Oh, before I forget…A quick little shout-out to Cryin’ Chuckie Schumer, who inexplicably stood in the streets of NYC after the Joe Biden Media Brown-Nosers WAY prematurely called the race for Sleepy Joe, and wailed…”NOW WE TAKE GEORGIA, THEN WE CHANGE AMERICA!”

Two things Chuckie…First, we ain’t changing shit.  Second, thanks for giving us a campaign ad that we can run in The Peach State on a 24/7 loop.  Appreciate that.

What a Schmuck.

Don’t let us down Georgia.  The survival of the Republic…and the Constitution…depend on it.

No pressure.

3 thoughts on “The Devil Went Down To Georgia

  1. Tom B

    The future of the Republican Party is bright, but only if you can let go of the false narratives and move forward. We have lots of potential leadership in the GOP and it will rise to the top in the next 2 years, but only if you can let go of the false narratives and move forward. In 2022, the GOP will reclaim the House and strengthen the Senate, but only if you can let go of the false narratives and move forward. In 2024, the GOP will again win the Presidency, but only if you can let go of the false narratives and move forward.

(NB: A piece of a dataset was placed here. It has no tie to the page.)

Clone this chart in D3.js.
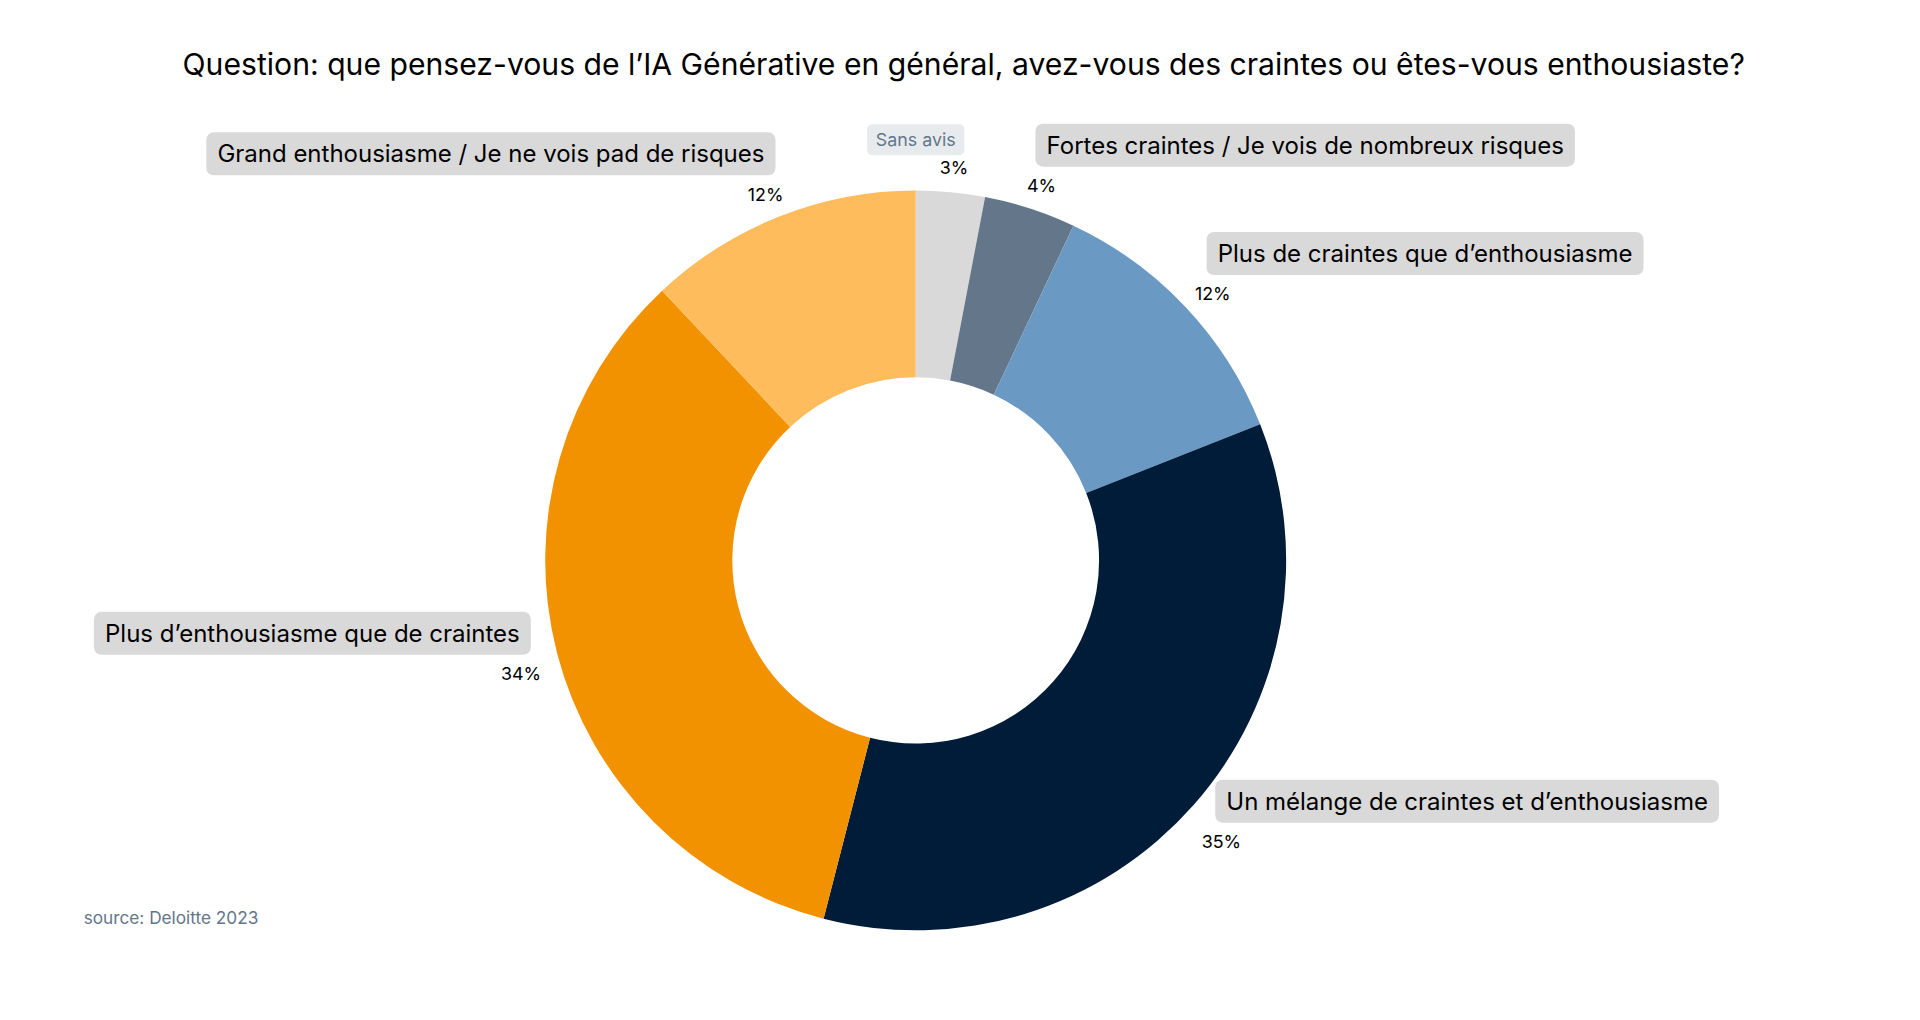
<!DOCTYPE html>
<html>
<head>
<meta charset="utf-8">
<script src="https://cdn.jsdelivr.net/npm/d3@7"></script>
<style>
  body { margin: 0; background: #fff; }
  text { font-family: Inter, "Noto Sans", sans-serif; }
</style>
</head>
<body>
<div id="chart"></div>
<script>
var categories = ["Sans avis", "Fortes craintes / Je vois de nombreux risques", "Plus de craintes que d\u2019enthousiasme",
    "Un m\u00e9lange de craintes et d\u2019enthousiasme", "Plus d\u2019enthousiasme que de craintes",
    "Grand enthousiasme / Je ne vois pad de risques"];
var values = [3, 4, 12, 35, 34, 12];
var colors = ["#d9d9d9", "#64768a", "#6a9ac4", "#001c38", "#f39200", "#ffbc5c"];

// drawn in 1560x830 units, scaled up to the window
var W = 1560, H = 830;
var svg = d3.select("#chart").append("svg")
    .attr("width", 1920).attr("height", 1020)
    .attr("viewBox", "0 0 " + W + " " + H)
    .attr("preserveAspectRatio", "none");

svg.append("text").attr("x", 783).attr("y", 61).attr("text-anchor", "middle")
    .attr("font-size", 24.5).attr("fill", "#000")
    .text("Question: que pensez-vous de l\u2019IA G\u00e9n\u00e9rative en g\u00e9n\u00e9ral, avez-vous des craintes ou \u00eates-vous enthousiaste?");

svg.append("text").attr("x", 68).attr("y", 752).attr("font-size", 14).attr("fill", "#64768a")
    .text("source: Deloitte 2023");

var cx = 744, cy = 456, R = 301, r = 149;
var g = svg.append("g").attr("transform", "translate(" + cx + "," + cy + ")");

var pie = d3.pie().sort(null).value(function(d) { return d; });
var arcs = pie(values);
var arc = d3.arc().innerRadius(r).outerRadius(R);

g.selectAll("path").data(arcs).enter().append("path")
    .attr("d", arc)
    .attr("fill", function(d, i) { return colors[i]; });

var lr = R * 1.1;
arcs.forEach(function(d, i) {
    var a = (d.startAngle + d.endAngle) / 2;
    var x = Math.sin(a) * lr, y = -Math.cos(a) * lr;
    g.append("text").attr("x", x).attr("y", y + 15).attr("text-anchor", "middle")
        .attr("font-size", 14.5).attr("fill", "#000").text(values[i] + "%");

    var lg = g.append("g");
    if (i === 0) {
        var t0 = lg.append("text").attr("x", 0).attr("y", -cy + 119).attr("text-anchor", "middle")
            .attr("font-size", 14.5).attr("fill", "#64768a").text(categories[i]);
        var b0 = t0.node().getBBox();
        lg.insert("rect", "text").attr("x", b0.x - 7).attr("y", b0.y - 4)
            .attr("width", b0.width + 14).attr("height", b0.height + 8)
            .attr("rx", 4).attr("fill", "#e8ebee");
        return;
    }
    var right = x > 0;
    var ty = y - 23;
    var t = lg.append("text")
        .attr("x", right ? x + 4 : x - 1)
        .attr("y", ty + 7)
        .attr("text-anchor", right ? "start" : "end")
        .attr("font-size", 19.5).attr("fill", "#000").text(categories[i]);
    var b = t.node().getBBox();
    lg.insert("rect", "text").attr("x", b.x - 9).attr("y", ty - 17.5)
        .attr("width", b.width + 18).attr("height", 35)
        .attr("rx", 6).attr("fill", "#d9d9d9");
});
</script>
</body>
</html>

    The future is always best when you learn from the past and move forward. Holding on and looking backwards is a loser’s game. On January 21st, I look forward to the future.

    Reply
    1. llroot53

      You keep writing “let go of the false narratives and move forward” – but you never explain WHAT you believe the false narratives are. Please, do tell?